Two years later, Glen Hansard — who, with Markéta Irglová, makes up the Swell Season — remains somewhat agog over the showing. "The Oscars was amazing," Hansard says by phone from a Dublin restaurant. "It was totally surreal. In a way, you've been invited into a party that you may have always railed against. I mean, I guess the Oscars is the establishment to the max. But at the same time, we were supporting our film, and our film was this tiny little thing, and to be invited into that world was such a strange, mad honor. So I'm actually incredibly overjoyed."

The film Hansard's talking about is Once, the surprise Irish indie hit in which he played a Dublin busker who joins with (and kind of falls for) a Czech girl nearly 20 years his junior. The song in question is "Falling Slowly." And get this: It did win that Academy Award, for Best Original Song.

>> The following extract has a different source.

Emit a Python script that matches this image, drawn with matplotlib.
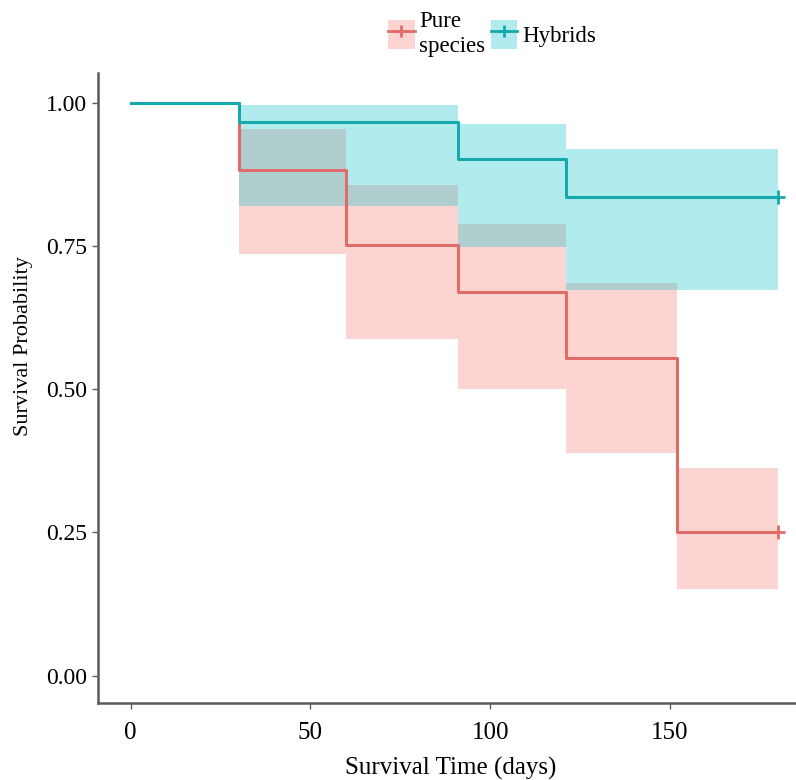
import matplotlib
matplotlib.use("Agg")
import matplotlib.pyplot as plt
from matplotlib.patches import Patch
from matplotlib.lines import Line2D

plt.rcParams['font.family'] = ['Liberation Serif', 'DejaVu Serif']

# Kaplan-Meier estimates
pure_time = [0, 30, 60, 91, 121, 152, 180]
pure_surv = [1.0, 0.882, 0.751, 0.669, 0.554, 0.250, 0.250]
pure_upper = [1.0, 0.954, 0.857, 0.789, 0.686, 0.362, 0.362]
pure_lower = [1.0, 0.736, 0.588, 0.500, 0.388, 0.151, 0.151]

hyb_time = [0, 30, 91, 121, 180]
hyb_surv = [1.0, 0.967, 0.901, 0.835, 0.835]
hyb_upper = [1.0, 0.996, 0.963, 0.920, 0.920]
hyb_lower = [1.0, 0.820, 0.748, 0.673, 0.673]

groups = ["Pure\nspecies", "Hybrids"]
fill_cols = ["#F8766D", "#00BFC4"]
line_cols = ["#DE6D6A", "#14A9AD"]

fig = plt.figure(figsize=(7.96, 7.80), dpi=100)
ax = fig.add_axes([98 / 796, 1 - 703 / 780, 1 - 98 / 796, (703 - 73) / 780])

series = [(pure_time, pure_surv, pure_upper, pure_lower),
          (hyb_time, hyb_surv, hyb_upper, hyb_lower)]
for (t, s, up, lo), fc, lc in zip(series, fill_cols, line_cols):
    ax.fill_between(t, lo, up, step='post', color=fc, alpha=0.3, lw=0)
    ax.step(t, s, where='post', color=lc, lw=2.2)
    ax.plot(t[-1], s[-1], marker='+', color=lc, ms=10, mew=2)

ax.set_xlim(-9.1, 185.1)
ax.set_ylim(-0.048, 1.052)
ax.set_xticks([0, 50, 100, 150])
ax.set_yticks([0, 0.25, 0.5, 0.75, 1.0])
ax.set_yticklabels(["0.00", "0.25", "0.50", "0.75", "1.00"])

for side in ['top', 'right']:
    ax.spines[side].set_visible(False)
for side in ['left', 'bottom']:
    ax.spines[side].set_color('#5a5a5a')
    ax.spines[side].set_linewidth(1.8)
ax.tick_params(axis='y', length=4, width=1, color='#5a5a5a', labelsize=17, pad=4)
ax.tick_params(axis='x', length=4, width=1, color='#5a5a5a', labelsize=18, pad=10)

fig.text(451 / 796, 1 - 768 / 780, "Survival Time (days)", ha='center', va='center', fontsize=18)
fig.text(24 / 796, 1 - 346 / 780, "Survival Probability", ha='center', va='center',
         rotation=90, fontsize=16)

handles = []
for fc, lc in zip(fill_cols, line_cols):
    handles.append((Patch(facecolor=fc, alpha=0.3, edgecolor='none'),
                    Line2D([], [], color=lc, lw=2, marker='+', ms=8, mew=2)))
leg = fig.legend(handles, groups, loc='upper center', bbox_to_anchor=(492 / 796, 1.0),
                 ncol=2, frameon=False, fontsize=16.5, handlelength=1.15, handleheight=1.6,
                 handletextpad=0.2, columnspacing=0.25, borderaxespad=0.1)

fig.savefig("out.png", dpi=100)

"Falling Slowly" and the overall soundtrack from which it came also earned the twosome a Grammy nomination. Once won an Independent Spirit Award as well. Still, it was that Oscar moment that has stayed etched in folks' minds and left Hansard feeling perhaps just a little un-indie.

"You can get all defensive about it up to a point," he continues, "and suddenly you're invited, and you go, 'Of course I want to go!' Then you sorta realize so much of our bullshit indie-rock attitude about the world has to do with the fact that we really want something and we don't think we can have it."

You'll find none of that bad indie attitude with this onetime couple, who really didn't intend on being a band to begin with — or at least not calling themselves one anyway. Even their name, which was culled from a novel by Czech writer Josef Škvorecký, came about quite by chance when a friend provided a copy for them to read in the studio.

The accidental band became the real deal with the surprise success of Once. "We just thought, 'We're playing these songs, so let's just call the band the Swell Season.' " Then, late last year, the Swell Season followed up Once with the album Strict Joy.

The LP is the duo's first for powerhouse indie label ANTI-, home of such esteemed names as Nick Cave, Neko Case, and Tom Waits. It is also home of the Frames, the band in which Hansard first made his name. Since the Swell Season's success, the Frames have been on a sort of hiatus, but Hansard promises that they too will be coming to your town real soon, in celebration of the group's 20-year anniversary.

And since the Frames will be back in action, Hansard says he will probably play fewer of their songs in a Swell Season set. As for "Into the Mystic" and "And the Healing Has Begun," the two Van Morrison songs the Swell Season covered on the collector's edition of Once, well, the chances are good you'll hear those — or something similar.

"Sometimes, to have a laugh, if there's a band that we like from the city, we'll try to do one of their songs," Hansard adds. "When we were down in Australia, we did an AC/DC song. Basically if you're somewhere like Nashville, you probably try to learn a Hank Williams tune, or Willie Nelson if you're in Austin. It can be kind of a disaster, or it can be kind of fun."

Perhaps in Miami, then, they'll pull out some 2 Live Crew or KC and the Sunshine Band? "That's a good one," he says with a laugh. "KC and the Sunshine Band would be fantastic. Thanks — you've just given me an idea."